Dystopias—And I’ve Written My Share
Try on the idea that concern about, interest in, or desire for Apocalypse is really an ego trip. That you can’t imagine future generations superseding your mortal, contemporary consciousness. If I die, it all must die with me. Whether you postulate the apocalyptic dystopia coming next week or several hundred years from now, your basic urge is to assert the primacy of your consciousness over that of future generations. Basically, you do not wish future generations well. You refuse to seriously consider a prosperous human society in the year 9782.
Few science fiction dystopias seem to be set much further than a few hundred years ahead, as if that’s as far as we can imagine, or that we need to feel somewhat bodily close to the time period in question. The science fiction novels that do go extremely far into the future, thousands of years distant, generally have a more relaxed view of vast cycles of empires rising and falling, with human nature more or less staying stable. Many of these even postulate a complete forgetting of “Old Earth,” which becomes a sort of myth, and they make the reader feel comfortable with that concept. It’s never really a tragedy that Old Earth is forgotten; in a way it’s a relief.
In contrast, a true apocalyptic vision wants to posit an end to human nature. We want to ring down the curtain on the future because after all, we can’t be there for the party ourselves. This also applies to fear mongering associated with economic matters, warfare, technology, climate change, asteroid impacts, or political or social instability. We seem to have a need to postulate a civilization-threatening catastrophe in order to define our current egos as powerful and somehow “in control.” Future generations are seen as helpless children unable to work things out for themselves. We with our current fears know better.
Are we secretly wishing a living hell on our descendants in order to vindicate our anxiety?
To demonstrate this theory: consider a human civilization of the year 9782 as being thoroughly successful, dynamic, and happy, however you may define it: economically, technologically, psychologically.
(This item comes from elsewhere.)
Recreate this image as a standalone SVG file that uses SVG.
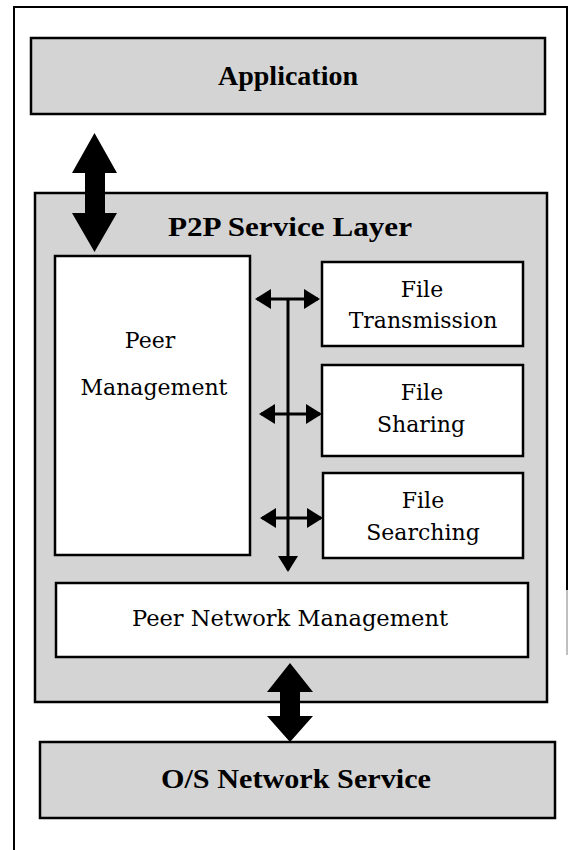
<svg xmlns="http://www.w3.org/2000/svg" width="570" height="850" viewBox="0 0 570 850">
  <defs>
    <style>
      .layer { fill: #d4d4d4; stroke: #000; stroke-width: 2.5; }
      .box { fill: #fff; stroke: #000; stroke-width: 2.5; }
      .bold { font-family: "Liberation Serif", "Times New Roman", serif; font-weight: bold; font-size: 28px; fill: #000; text-anchor: middle; }
      .reg { font-family: "DejaVu Serif", "Liberation Serif", serif; font-size: 22px; fill: #000; text-anchor: middle; }
      .thin { stroke: #000; stroke-width: 3; fill: none; }
      .big { fill: #000; }
    </style>
    <marker id="ah" viewBox="0 0 16 20" refX="14" refY="10" markerWidth="16" markerHeight="20" markerUnits="userSpaceOnUse" orient="auto-start-reverse">
      <path d="M0,0 L16,10 L0,20 z" fill="#000"/>
    </marker>
  </defs>

  <rect width="570" height="850" fill="#fff"/>

  <g id="frame" fill="none" stroke="#000" stroke-width="2">
    <polyline points="14,850 14,7 567,7 567,590"/>
    <line x1="567" y1="590" x2="567" y2="655" stroke="#aaa" stroke-width="1.5"/>
  </g>

  <g id="application">
    <rect class="layer" x="31" y="38" width="514" height="76"/>
    <text class="bold" x="288" y="85">Application</text>
  </g>

  <g id="p2p-service-layer">
    <rect class="layer" x="35" y="193" width="512" height="509"/>
    <text class="bold" x="290" y="236" textLength="244" lengthAdjust="spacingAndGlyphs">P2P Service Layer</text>
  </g>

  <g id="peer-management">
    <rect class="box" x="55" y="256" width="195" height="299"/>
    <text class="reg" x="150" y="348">Peer</text>
    <text class="reg" x="154" y="395">Management</text>
  </g>

  <g id="file-transmission">
    <rect class="box" x="322" y="262" width="201" height="84"/>
    <text class="reg" x="422" y="297">File</text>
    <text class="reg" x="423" y="328">Transmission</text>
  </g>

  <g id="file-sharing">
    <rect class="box" x="322" y="365" width="201" height="91"/>
    <text class="reg" x="422" y="400">File</text>
    <text class="reg" x="421" y="432">Sharing</text>
  </g>

  <g id="file-searching">
    <rect class="box" x="323" y="473" width="200" height="85"/>
    <text class="reg" x="423" y="508">File</text>
    <text class="reg" x="423" y="540">Searching</text>
  </g>

  <g id="peer-network-management">
    <rect class="box" x="56" y="583" width="472" height="74"/>
    <text class="reg" x="290" y="626" textLength="316" lengthAdjust="spacingAndGlyphs">Peer Network Management</text>
  </g>

  <g id="os-network-service">
    <rect class="layer" x="40" y="742" width="515" height="76"/>
    <text class="bold" x="296" y="788" textLength="270" lengthAdjust="spacingAndGlyphs">O/S Network Service</text>
  </g>

  <g id="connectors">
    <polygon class="big" points="94.5,133 117,173 105,173 105,213 117,213 94.5,252 72,213 85,213 85,173 72,173"/>
    <polygon class="big" points="290,663 313,692 300,692 300,716 313,716 290,742 267,716 280,716 280,692 267,692"/>
    <line class="thin" x1="288" y1="299" x2="288" y2="570" marker-end="url(#ah)"/>
    <line class="thin" x1="257" y1="299" x2="318" y2="299" marker-start="url(#ah)" marker-end="url(#ah)"/>
    <line class="thin" x1="261" y1="414" x2="320" y2="414" marker-start="url(#ah)" marker-end="url(#ah)"/>
    <line class="thin" x1="262" y1="518" x2="321" y2="518" marker-start="url(#ah)" marker-end="url(#ah)"/>
  </g>
</svg>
How do you really feel about that? Can you even begin to imagine how far off that is and what incredible things humans may have accomplished in the meantime? Don’t you feel a little let down that you won’t be at that party? That somehow they did it all without your “help”? That all your current opinions and concerns mean nothing to that time? Or worse: that humans of 9782 might ridicule or even pity our limited, primitive superstitions and anxieties?
Or does it somehow feel more comfortable for you to imagine some planetwide Stalinist gulag of eighty billion slaves rooting around like crazed zoo animals in some ruined, radioactive slag heap Gaia? Does that somehow give you a feeling of “control”?
Writing a science fiction dystopia does seem to offer psychic relief. You the creator god can line up all your toy soldiers and tanks and pour gasoline over it all and throw down the match. Somehow, like disaster movies, this soothes the ego. But stop to consider what it means to your human soul to not wish the future well.